Les chaînes d’information en continu hiérarchisent rarement l’information ; l’événement prime et s’impose en un flot continu au mépris du nécessaire recul et de la mise en perspective pour que le téléspectateur ne s’y perde pas dans la profusion des faits (on a pu parler d’obésité de l’information).

Les bandeaux défilants qui prennent place sur le bas de l’écran sont de la même veine que les comptes Twitter ; le nombre de signes y est tellement limité qu’il dénature la notion d’information, au risque parfois de provoquer des rapprochements dangereux.

Ainsi, hier sur franceinfo, un bandeau annonçait que les Etats-Unis avaient débloqué une nouvelle aide à l’Ukraine d’un montant de 2,6 milliards ; le bandeau suivant, lui, faisait état d’une suppression de 1500 emplois au comité international de la Croix Rouge (CICR), faute de fonds suffisants.

On peut en conclure que, si l’argent coule à flot pour la guerre, c’est au détriment des actions humanitaires. Mais le téléspectateur, lui, ne fera pas le rapprochement entre les deux informations ; il est happé par le rythme effréné de renouvellement des bandeaux. Il passera de la lecture de leurs quelques mots aux images-chocs dont ce type de chaînes raffole. Le temps de la réflexion est banni sur ces chaînes.

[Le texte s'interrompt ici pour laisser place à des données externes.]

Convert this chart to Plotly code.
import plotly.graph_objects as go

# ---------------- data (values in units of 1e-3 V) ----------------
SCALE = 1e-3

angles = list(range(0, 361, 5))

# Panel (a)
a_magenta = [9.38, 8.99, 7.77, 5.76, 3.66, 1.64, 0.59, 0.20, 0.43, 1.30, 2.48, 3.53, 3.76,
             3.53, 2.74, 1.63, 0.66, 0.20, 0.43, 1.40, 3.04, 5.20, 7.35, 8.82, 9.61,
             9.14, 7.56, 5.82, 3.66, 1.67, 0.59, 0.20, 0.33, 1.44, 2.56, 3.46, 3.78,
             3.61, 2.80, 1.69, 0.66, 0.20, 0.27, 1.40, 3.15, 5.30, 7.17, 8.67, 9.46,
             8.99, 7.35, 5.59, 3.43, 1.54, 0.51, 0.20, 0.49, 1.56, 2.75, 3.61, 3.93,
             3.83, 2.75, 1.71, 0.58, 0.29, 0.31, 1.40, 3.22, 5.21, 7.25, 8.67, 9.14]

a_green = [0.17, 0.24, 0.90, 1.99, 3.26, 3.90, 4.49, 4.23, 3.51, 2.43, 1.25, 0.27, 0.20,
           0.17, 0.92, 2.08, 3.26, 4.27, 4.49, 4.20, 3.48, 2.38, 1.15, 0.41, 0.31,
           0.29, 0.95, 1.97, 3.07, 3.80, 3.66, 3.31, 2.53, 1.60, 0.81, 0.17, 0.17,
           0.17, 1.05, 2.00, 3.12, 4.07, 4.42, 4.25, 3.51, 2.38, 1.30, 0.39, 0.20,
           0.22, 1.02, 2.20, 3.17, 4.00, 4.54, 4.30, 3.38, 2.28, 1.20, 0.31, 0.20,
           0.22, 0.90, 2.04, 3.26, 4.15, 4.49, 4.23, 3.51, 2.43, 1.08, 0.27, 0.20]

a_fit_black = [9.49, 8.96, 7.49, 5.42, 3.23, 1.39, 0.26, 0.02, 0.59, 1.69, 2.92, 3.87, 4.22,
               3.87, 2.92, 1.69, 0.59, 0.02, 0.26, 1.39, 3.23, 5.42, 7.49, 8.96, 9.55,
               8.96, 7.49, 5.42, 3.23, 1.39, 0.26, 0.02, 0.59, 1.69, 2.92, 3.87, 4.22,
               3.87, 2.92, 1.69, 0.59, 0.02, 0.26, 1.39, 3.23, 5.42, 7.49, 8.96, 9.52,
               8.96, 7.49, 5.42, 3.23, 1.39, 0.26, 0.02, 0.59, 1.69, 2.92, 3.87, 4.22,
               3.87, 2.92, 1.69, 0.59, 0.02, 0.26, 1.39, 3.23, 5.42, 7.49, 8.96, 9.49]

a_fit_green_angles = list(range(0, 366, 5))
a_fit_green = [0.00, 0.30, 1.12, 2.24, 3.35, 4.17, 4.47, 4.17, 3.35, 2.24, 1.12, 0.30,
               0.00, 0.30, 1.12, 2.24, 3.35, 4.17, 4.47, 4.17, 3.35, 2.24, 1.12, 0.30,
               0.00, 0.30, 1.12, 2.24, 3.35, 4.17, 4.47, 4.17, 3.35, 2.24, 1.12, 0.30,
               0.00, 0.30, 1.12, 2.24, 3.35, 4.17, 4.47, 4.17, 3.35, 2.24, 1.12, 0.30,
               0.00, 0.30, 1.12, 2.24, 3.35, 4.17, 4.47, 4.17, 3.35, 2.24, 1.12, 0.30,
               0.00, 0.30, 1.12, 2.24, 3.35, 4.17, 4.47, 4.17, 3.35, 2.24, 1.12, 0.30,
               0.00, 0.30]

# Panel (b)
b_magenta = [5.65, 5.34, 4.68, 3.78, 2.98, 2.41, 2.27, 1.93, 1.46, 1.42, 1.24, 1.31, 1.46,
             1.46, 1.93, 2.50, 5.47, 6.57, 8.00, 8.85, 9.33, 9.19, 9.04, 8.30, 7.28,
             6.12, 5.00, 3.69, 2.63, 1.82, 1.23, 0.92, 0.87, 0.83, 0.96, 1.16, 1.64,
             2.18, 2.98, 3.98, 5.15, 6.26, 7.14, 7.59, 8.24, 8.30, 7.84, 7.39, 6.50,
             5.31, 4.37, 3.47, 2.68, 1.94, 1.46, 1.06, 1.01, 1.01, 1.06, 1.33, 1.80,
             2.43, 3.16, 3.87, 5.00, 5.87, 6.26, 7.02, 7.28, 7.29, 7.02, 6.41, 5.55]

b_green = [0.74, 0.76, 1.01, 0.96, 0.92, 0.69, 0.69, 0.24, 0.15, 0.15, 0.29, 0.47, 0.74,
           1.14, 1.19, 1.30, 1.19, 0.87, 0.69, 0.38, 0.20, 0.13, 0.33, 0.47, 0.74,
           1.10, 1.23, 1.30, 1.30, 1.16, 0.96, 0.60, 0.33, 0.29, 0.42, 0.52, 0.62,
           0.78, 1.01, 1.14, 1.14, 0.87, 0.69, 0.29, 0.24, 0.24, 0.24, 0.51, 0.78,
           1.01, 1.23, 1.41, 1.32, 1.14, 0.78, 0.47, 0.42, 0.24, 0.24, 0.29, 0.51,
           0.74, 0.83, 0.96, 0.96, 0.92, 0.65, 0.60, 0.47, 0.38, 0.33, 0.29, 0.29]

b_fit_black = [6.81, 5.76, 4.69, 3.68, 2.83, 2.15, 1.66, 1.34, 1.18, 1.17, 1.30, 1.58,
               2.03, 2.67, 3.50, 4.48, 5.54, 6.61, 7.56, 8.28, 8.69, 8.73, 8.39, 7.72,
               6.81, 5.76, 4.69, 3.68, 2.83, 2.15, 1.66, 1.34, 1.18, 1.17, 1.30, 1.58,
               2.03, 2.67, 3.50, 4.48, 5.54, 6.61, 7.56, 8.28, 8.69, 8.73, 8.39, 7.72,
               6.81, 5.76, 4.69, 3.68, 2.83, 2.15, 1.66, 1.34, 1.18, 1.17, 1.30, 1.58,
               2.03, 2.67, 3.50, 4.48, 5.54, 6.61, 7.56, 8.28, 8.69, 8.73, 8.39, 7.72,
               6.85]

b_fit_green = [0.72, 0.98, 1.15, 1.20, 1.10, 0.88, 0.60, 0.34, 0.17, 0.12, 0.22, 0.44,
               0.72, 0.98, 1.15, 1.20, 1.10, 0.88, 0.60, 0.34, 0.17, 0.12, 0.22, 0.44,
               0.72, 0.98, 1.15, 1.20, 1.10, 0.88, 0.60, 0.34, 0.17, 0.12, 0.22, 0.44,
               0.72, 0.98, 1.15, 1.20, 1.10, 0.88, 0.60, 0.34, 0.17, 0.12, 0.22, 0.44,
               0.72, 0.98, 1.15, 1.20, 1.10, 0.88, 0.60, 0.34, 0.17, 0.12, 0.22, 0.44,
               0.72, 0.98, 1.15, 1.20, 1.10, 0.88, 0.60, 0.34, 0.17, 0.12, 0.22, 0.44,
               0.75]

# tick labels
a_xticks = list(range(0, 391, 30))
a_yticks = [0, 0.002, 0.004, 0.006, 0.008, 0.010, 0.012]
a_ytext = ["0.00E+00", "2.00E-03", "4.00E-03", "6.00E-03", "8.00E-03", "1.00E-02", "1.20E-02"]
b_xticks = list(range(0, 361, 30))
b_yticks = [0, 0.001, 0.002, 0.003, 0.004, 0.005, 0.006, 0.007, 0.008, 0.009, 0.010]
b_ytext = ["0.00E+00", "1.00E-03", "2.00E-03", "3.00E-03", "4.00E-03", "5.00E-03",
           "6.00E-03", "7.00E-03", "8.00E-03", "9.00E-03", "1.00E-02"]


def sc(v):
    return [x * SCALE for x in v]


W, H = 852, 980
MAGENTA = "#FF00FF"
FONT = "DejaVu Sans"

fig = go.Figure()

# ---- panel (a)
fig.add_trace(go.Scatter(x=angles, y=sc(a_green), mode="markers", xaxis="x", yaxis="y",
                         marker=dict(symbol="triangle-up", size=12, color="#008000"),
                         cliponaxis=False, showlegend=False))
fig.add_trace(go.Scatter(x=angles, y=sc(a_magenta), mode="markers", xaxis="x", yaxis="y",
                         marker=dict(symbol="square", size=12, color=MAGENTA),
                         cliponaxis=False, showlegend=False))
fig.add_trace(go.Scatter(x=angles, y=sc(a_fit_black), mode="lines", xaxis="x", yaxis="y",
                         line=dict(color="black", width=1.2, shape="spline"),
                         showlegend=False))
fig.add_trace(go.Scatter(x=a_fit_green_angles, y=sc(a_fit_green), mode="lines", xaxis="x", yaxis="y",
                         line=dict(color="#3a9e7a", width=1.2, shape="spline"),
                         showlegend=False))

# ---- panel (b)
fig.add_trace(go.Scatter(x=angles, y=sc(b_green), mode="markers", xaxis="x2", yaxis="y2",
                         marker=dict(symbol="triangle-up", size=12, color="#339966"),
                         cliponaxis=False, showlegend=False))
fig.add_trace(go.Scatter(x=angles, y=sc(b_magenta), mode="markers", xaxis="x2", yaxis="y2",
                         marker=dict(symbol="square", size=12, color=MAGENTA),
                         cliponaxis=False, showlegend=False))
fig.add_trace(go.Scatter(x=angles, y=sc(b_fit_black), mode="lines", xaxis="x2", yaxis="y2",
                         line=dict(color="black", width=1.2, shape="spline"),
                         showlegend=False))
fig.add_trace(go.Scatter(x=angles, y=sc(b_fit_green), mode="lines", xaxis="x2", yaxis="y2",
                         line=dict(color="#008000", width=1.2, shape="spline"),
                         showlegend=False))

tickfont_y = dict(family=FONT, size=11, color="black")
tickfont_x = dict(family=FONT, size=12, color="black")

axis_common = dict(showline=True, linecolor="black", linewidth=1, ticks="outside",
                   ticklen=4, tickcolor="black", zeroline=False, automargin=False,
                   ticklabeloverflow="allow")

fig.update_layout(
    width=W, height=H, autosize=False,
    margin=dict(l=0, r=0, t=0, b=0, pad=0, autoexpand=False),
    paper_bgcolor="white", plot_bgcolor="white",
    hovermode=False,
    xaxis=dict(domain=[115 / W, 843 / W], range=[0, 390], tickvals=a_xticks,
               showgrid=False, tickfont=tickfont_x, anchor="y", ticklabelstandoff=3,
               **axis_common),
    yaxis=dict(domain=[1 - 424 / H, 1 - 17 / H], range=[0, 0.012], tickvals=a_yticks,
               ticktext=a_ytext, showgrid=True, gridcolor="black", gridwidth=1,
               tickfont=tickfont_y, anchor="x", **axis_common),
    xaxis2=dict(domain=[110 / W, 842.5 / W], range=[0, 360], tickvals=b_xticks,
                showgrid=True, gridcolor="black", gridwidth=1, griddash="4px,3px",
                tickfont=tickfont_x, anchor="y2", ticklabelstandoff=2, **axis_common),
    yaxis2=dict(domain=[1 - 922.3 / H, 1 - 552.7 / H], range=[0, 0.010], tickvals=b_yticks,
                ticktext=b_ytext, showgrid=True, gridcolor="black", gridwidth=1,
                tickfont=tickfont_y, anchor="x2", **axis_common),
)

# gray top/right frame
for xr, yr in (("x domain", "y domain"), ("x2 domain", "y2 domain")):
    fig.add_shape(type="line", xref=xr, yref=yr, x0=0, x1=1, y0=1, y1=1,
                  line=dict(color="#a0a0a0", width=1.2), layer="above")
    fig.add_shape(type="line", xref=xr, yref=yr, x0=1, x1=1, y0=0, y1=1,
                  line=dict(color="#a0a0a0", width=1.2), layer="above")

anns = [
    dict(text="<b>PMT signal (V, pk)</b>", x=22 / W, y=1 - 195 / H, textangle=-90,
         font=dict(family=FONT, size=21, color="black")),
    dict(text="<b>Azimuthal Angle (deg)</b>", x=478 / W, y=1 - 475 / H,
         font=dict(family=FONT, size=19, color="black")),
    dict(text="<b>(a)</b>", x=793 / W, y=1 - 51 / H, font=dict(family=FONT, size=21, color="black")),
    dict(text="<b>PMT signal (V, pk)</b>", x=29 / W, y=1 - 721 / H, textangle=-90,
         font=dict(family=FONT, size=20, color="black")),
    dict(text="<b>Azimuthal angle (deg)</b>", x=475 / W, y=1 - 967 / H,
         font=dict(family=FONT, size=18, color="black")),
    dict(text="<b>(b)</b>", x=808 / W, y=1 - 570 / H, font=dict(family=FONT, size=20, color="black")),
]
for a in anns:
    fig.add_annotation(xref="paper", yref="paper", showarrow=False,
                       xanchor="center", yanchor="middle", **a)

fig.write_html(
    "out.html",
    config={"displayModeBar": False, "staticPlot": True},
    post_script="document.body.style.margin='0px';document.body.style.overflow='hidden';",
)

Les journalistes de la chaîne, pas plus mauvais que d’autres (notamment sur franceinfo), sont tellement obnubilés par la rapidité avec laquelle ils doivent réagir pour éviter d’être les derniers à relayer l’information, que, dans l’exemple cité, ils ne se sont pas rendus compte de l’énormité du rapprochement incongru des deux bandeaux.

C’est tout le processus de fabrication de l’information qui est ainsi mis en accusation.